** START Source excerpt **
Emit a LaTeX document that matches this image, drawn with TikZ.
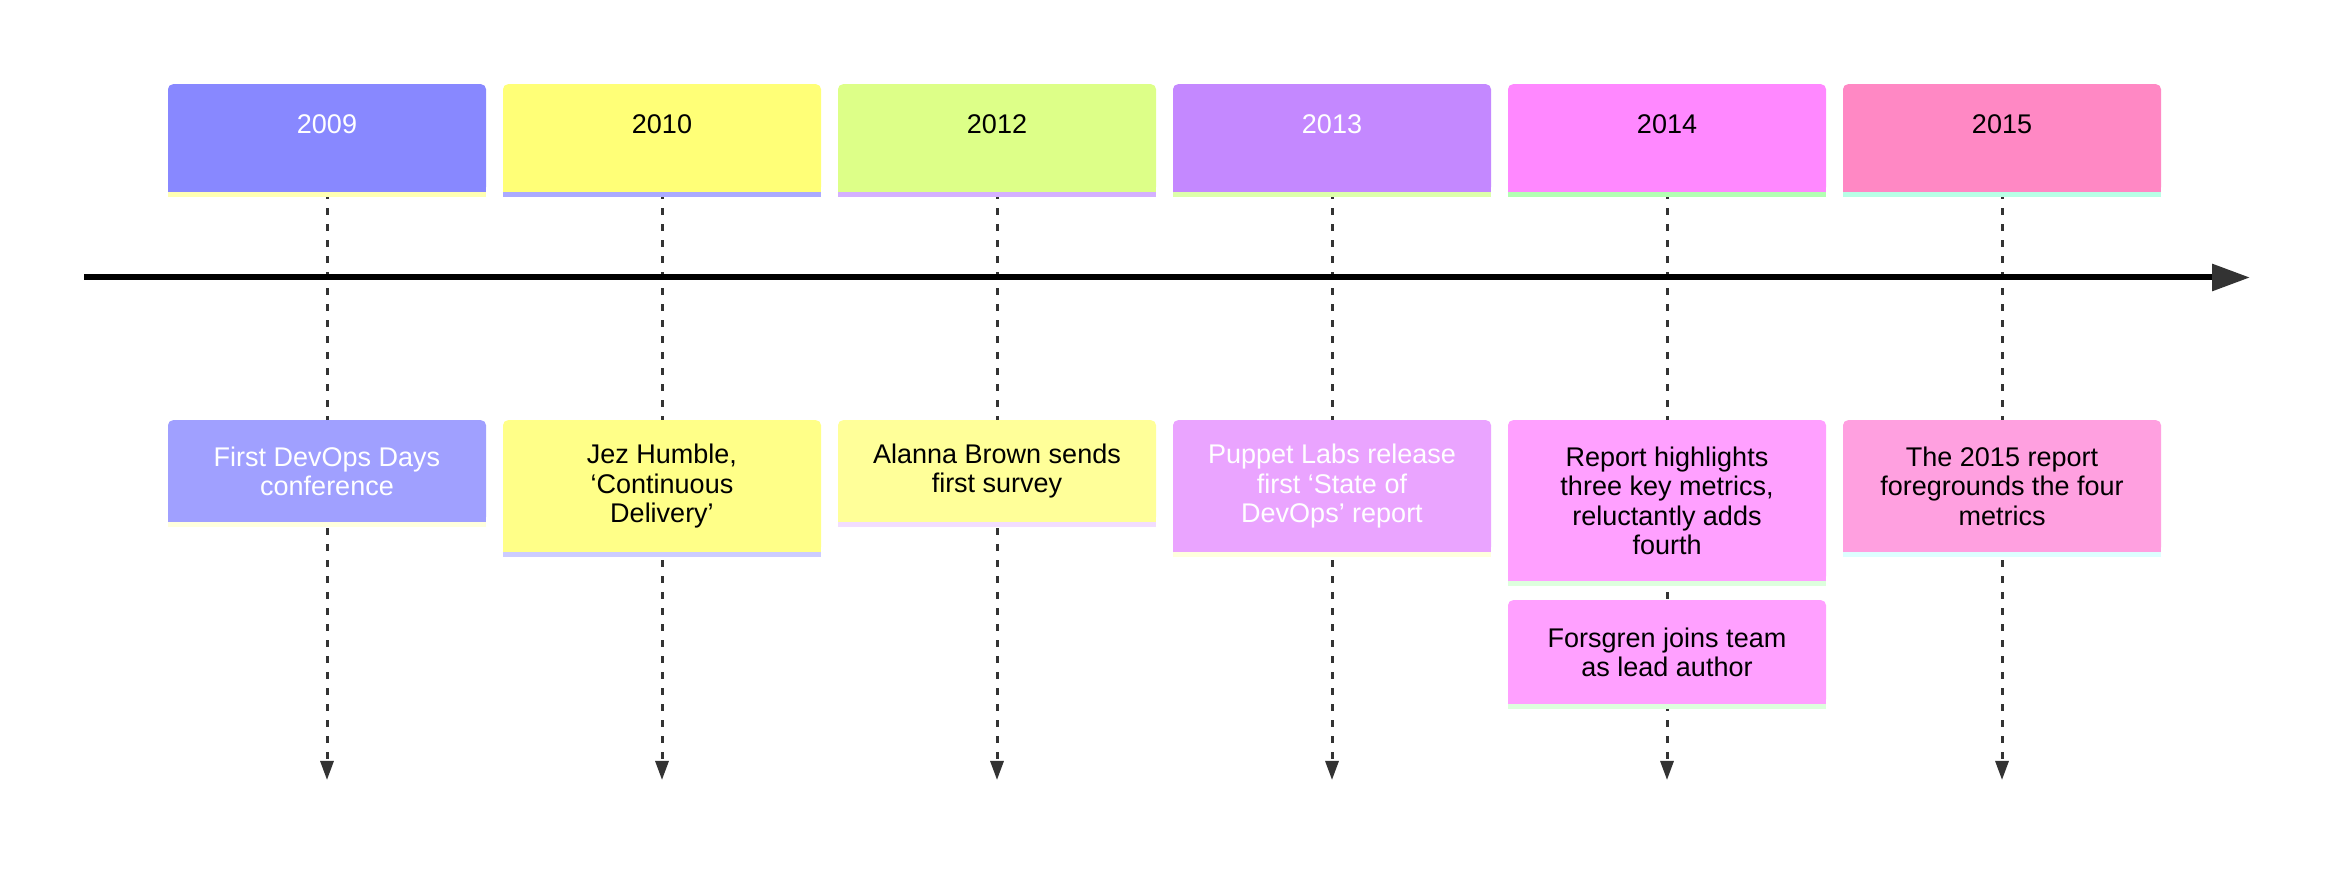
\documentclass[tikz,border=0pt]{standalone}
\usepackage{fontspec}
\setmainfont{Liberation Sans}
\usepackage{tikz}
\usetikzlibrary{arrows.meta,backgrounds}

\definecolor{tipgray}{HTML}{333333}
\definecolor{hd09}{HTML}{8888FF}\definecolor{hs09}{HTML}{FFFFB3}
\definecolor{hd10}{HTML}{FFFF77}\definecolor{hs10}{HTML}{AAAAFF}
\definecolor{hd12}{HTML}{DDFF88}\definecolor{hs12}{HTML}{D4B0FF}
\definecolor{hd13}{HTML}{C488FF}\definecolor{hs13}{HTML}{DDFFAA}
\definecolor{hd14}{HTML}{FF88FF}\definecolor{hs14}{HTML}{B3FFB3}
\definecolor{hd15}{HTML}{FF88C4}\definecolor{hs15}{HTML}{B8FFE6}
\definecolor{ev09}{HTML}{A0A0FF}\definecolor{es09}{HTML}{FFFFDD}
\definecolor{ev10}{HTML}{FFFF88}\definecolor{es10}{HTML}{CCCCFF}
\definecolor{ev12}{HTML}{FFFF99}\definecolor{es12}{HTML}{F2DDFF}
\definecolor{ev13}{HTML}{EAA4FF}\definecolor{es13}{HTML}{FFFFDD}
\definecolor{ev14}{HTML}{FFA0FF}\definecolor{es14}{HTML}{DDFFDD}
\definecolor{ev15}{HTML}{FFA0E0}\definecolor{es15}{HTML}{DDFFFF}

\begin{document}
\begin{tikzpicture}[x=1pt, y=1pt,
    card/.style={rounded corners=5pt, minimum width=318pt, text width=251pt,
      inner xsep=0pt, align=flush center, anchor=north,
      font=\fontsize{27}{29.5}\selectfont},
    yearbox/.style={card, minimum height=108pt, text height=20pt, text depth=30pt},
    eventbox/.style={card, minimum height=102pt},
    dashline/.style={line width=3pt, tipgray, dash pattern=on 7pt off 9pt,
      -{Triangle[length=19pt,width=13pt]}}
  ]
  \useasboundingbox (0,0) rectangle (2352,870);

  % years
  \node[yearbox, fill=hd09, text=white] (h09) at (327,786) {2009};
  \node[yearbox, fill=hd10] (h10) at (662,786) {2010};
  \node[yearbox, fill=hd12] (h12) at (997,786) {2012};
  \node[yearbox, fill=hd13, text=white] (h13) at (1332,786) {2013};
  \node[yearbox, fill=hd14] (h14) at (1667,786) {2014};
  \node[yearbox, fill=hd15] (h15) at (2002,786) {2015};

  % events
  \node[eventbox, fill=ev09, text=white] (e09) at (327,450) {First DevOps Days conference};
  \node[eventbox, fill=ev10, minimum height=132pt] (e10) at (662,450) {Jez Humble, ‘Continuous Delivery’};
  \node[eventbox, fill=ev12] (e12) at (997,450) {Alanna Brown sends first survey};
  \node[eventbox, fill=ev13, text=white, minimum height=132pt] (e13) at (1332,450) {Puppet Labs release first ‘State of DevOps’ report};
  \node[eventbox, fill=ev14, minimum height=161pt] (e14) at (1667,450) {Report highlights three key metrics, reluctantly adds fourth};
  \node[eventbox, fill=ev14, minimum height=104pt] (f14) at (1667,270) {Forsgren joins team as lead author};
  \node[eventbox, fill=ev15, minimum height=132pt] (e15) at (2002,450) {The 2015 report foregrounds the four metrics};

  % square bottom corners and coloured strips
  \foreach \n/\c/\s in {h09/hd09/hs09, h10/hd10/hs10, h12/hd12/hs12, h13/hd13/hs13,
      h14/hd14/hs14, h15/hd15/hs15, e09/ev09/es09, e10/ev10/es10, e12/ev12/es12,
      e13/ev13/es13, e14/ev14/es14, f14/ev14/es14, e15/ev15/es15} {
    \fill[\c] ([yshift=6pt]\n.south west) rectangle (\n.south east);
    \fill[\s] (\n.south west) rectangle ([yshift=-5pt]\n.south east);
  }

  % drop lines
  \coordinate (b09) at (327,90);
  \coordinate (b10) at (662,90);
  \coordinate (b12) at (997,90);
  \coordinate (b13) at (1332,90);
  \coordinate (b14) at (1667,90);
  \coordinate (b15) at (2002,90);
  \begin{scope}[on background layer]
    \foreach \y in {09,10,12,13,14,15}
      \draw[dashline] (h\y) -- (b\y);
  \end{scope}

  % time axis
  \coordinate (tstart) at (84,592.5);
  \coordinate (tend) at (2250,592.5);
  \draw[line width=6pt, -{Triangle[length=38pt,width=26pt,color=tipgray]}] (tstart) -- (tend);
\end{tikzpicture}
\end{document}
** END Source excerpt **
◆ **Given request**: Except for the pictures, copy the material above exactly.

◆ **Answer to this exercise**:
Emit a LaTeX document that matches this image, drawn with TikZ.
\documentclass[tikz,border=0pt]{standalone}
\usepackage{fontspec}
\setmainfont{Liberation Sans}
\usepackage{tikz}
\usetikzlibrary{arrows.meta,backgrounds}

\definecolor{tipgray}{HTML}{333333}
\definecolor{hd09}{HTML}{8888FF}\definecolor{hs09}{HTML}{FFFFB3}
\definecolor{hd10}{HTML}{FFFF77}\definecolor{hs10}{HTML}{AAAAFF}
\definecolor{hd12}{HTML}{DDFF88}\definecolor{hs12}{HTML}{D4B0FF}
\definecolor{hd13}{HTML}{C488FF}\definecolor{hs13}{HTML}{DDFFAA}
\definecolor{hd14}{HTML}{FF88FF}\definecolor{hs14}{HTML}{B3FFB3}
\definecolor{hd15}{HTML}{FF88C4}\definecolor{hs15}{HTML}{B8FFE6}
\definecolor{ev09}{HTML}{A0A0FF}\definecolor{es09}{HTML}{FFFFDD}
\definecolor{ev10}{HTML}{FFFF88}\definecolor{es10}{HTML}{CCCCFF}
\definecolor{ev12}{HTML}{FFFF99}\definecolor{es12}{HTML}{F2DDFF}
\definecolor{ev13}{HTML}{EAA4FF}\definecolor{es13}{HTML}{FFFFDD}
\definecolor{ev14}{HTML}{FFA0FF}\definecolor{es14}{HTML}{DDFFDD}
\definecolor{ev15}{HTML}{FFA0E0}\definecolor{es15}{HTML}{DDFFFF}

\begin{document}
\begin{tikzpicture}[x=1pt, y=1pt,
    card/.style={rounded corners=5pt, minimum width=318pt, text width=251pt,
      inner xsep=0pt, align=flush center, anchor=north,
      font=\fontsize{27}{29.5}\selectfont},
    yearbox/.style={card, minimum height=108pt, text height=20pt, text depth=30pt},
    eventbox/.style={card, minimum height=102pt},
    dashline/.style={line width=3pt, tipgray, dash pattern=on 7pt off 9pt,
      -{Triangle[length=19pt,width=13pt]}}
  ]
  \useasboundingbox (0,0) rectangle (2352,870);

  % years
  \node[yearbox, fill=hd09, text=white] (h09) at (327,786) {2009};
  \node[yearbox, fill=hd10] (h10) at (662,786) {2010};
  \node[yearbox, fill=hd12] (h12) at (997,786) {2012};
  \node[yearbox, fill=hd13, text=white] (h13) at (1332,786) {2013};
  \node[yearbox, fill=hd14] (h14) at (1667,786) {2014};
  \node[yearbox, fill=hd15] (h15) at (2002,786) {2015};

  % events
  \node[eventbox, fill=ev09, text=white] (e09) at (327,450) {First DevOps Days conference};
  \node[eventbox, fill=ev10, minimum height=132pt] (e10) at (662,450) {Jez Humble, ‘Continuous Delivery’};
  \node[eventbox, fill=ev12] (e12) at (997,450) {Alanna Brown sends first survey};
  \node[eventbox, fill=ev13, text=white, minimum height=132pt] (e13) at (1332,450) {Puppet Labs release first ‘State of DevOps’ report};
  \node[eventbox, fill=ev14, minimum height=161pt] (e14) at (1667,450) {Report highlights three key metrics, reluctantly adds fourth};
  \node[eventbox, fill=ev14, minimum height=104pt] (f14) at (1667,270) {Forsgren joins team as lead author};
  \node[eventbox, fill=ev15, minimum height=132pt] (e15) at (2002,450) {The 2015 report foregrounds the four metrics};

  % square bottom corners and coloured strips
  \foreach \n/\c/\s in {h09/hd09/hs09, h10/hd10/hs10, h12/hd12/hs12, h13/hd13/hs13,
      h14/hd14/hs14, h15/hd15/hs15, e09/ev09/es09, e10/ev10/es10, e12/ev12/es12,
      e13/ev13/es13, e14/ev14/es14, f14/ev14/es14, e15/ev15/es15} {
    \fill[\c] ([yshift=6pt]\n.south west) rectangle (\n.south east);
    \fill[\s] (\n.south west) rectangle ([yshift=-5pt]\n.south east);
  }

  % drop lines
  \coordinate (b09) at (327,90);
  \coordinate (b10) at (662,90);
  \coordinate (b12) at (997,90);
  \coordinate (b13) at (1332,90);
  \coordinate (b14) at (1667,90);
  \coordinate (b15) at (2002,90);
  \begin{scope}[on background layer]
    \foreach \y in {09,10,12,13,14,15}
      \draw[dashline] (h\y) -- (b\y);
  \end{scope}

  % time axis
  \coordinate (tstart) at (84,592.5);
  \coordinate (tend) at (2250,592.5);
  \draw[line width=6pt, -{Triangle[length=38pt,width=26pt,color=tipgray]}] (tstart) -- (tend);
\end{tikzpicture}
\end{document}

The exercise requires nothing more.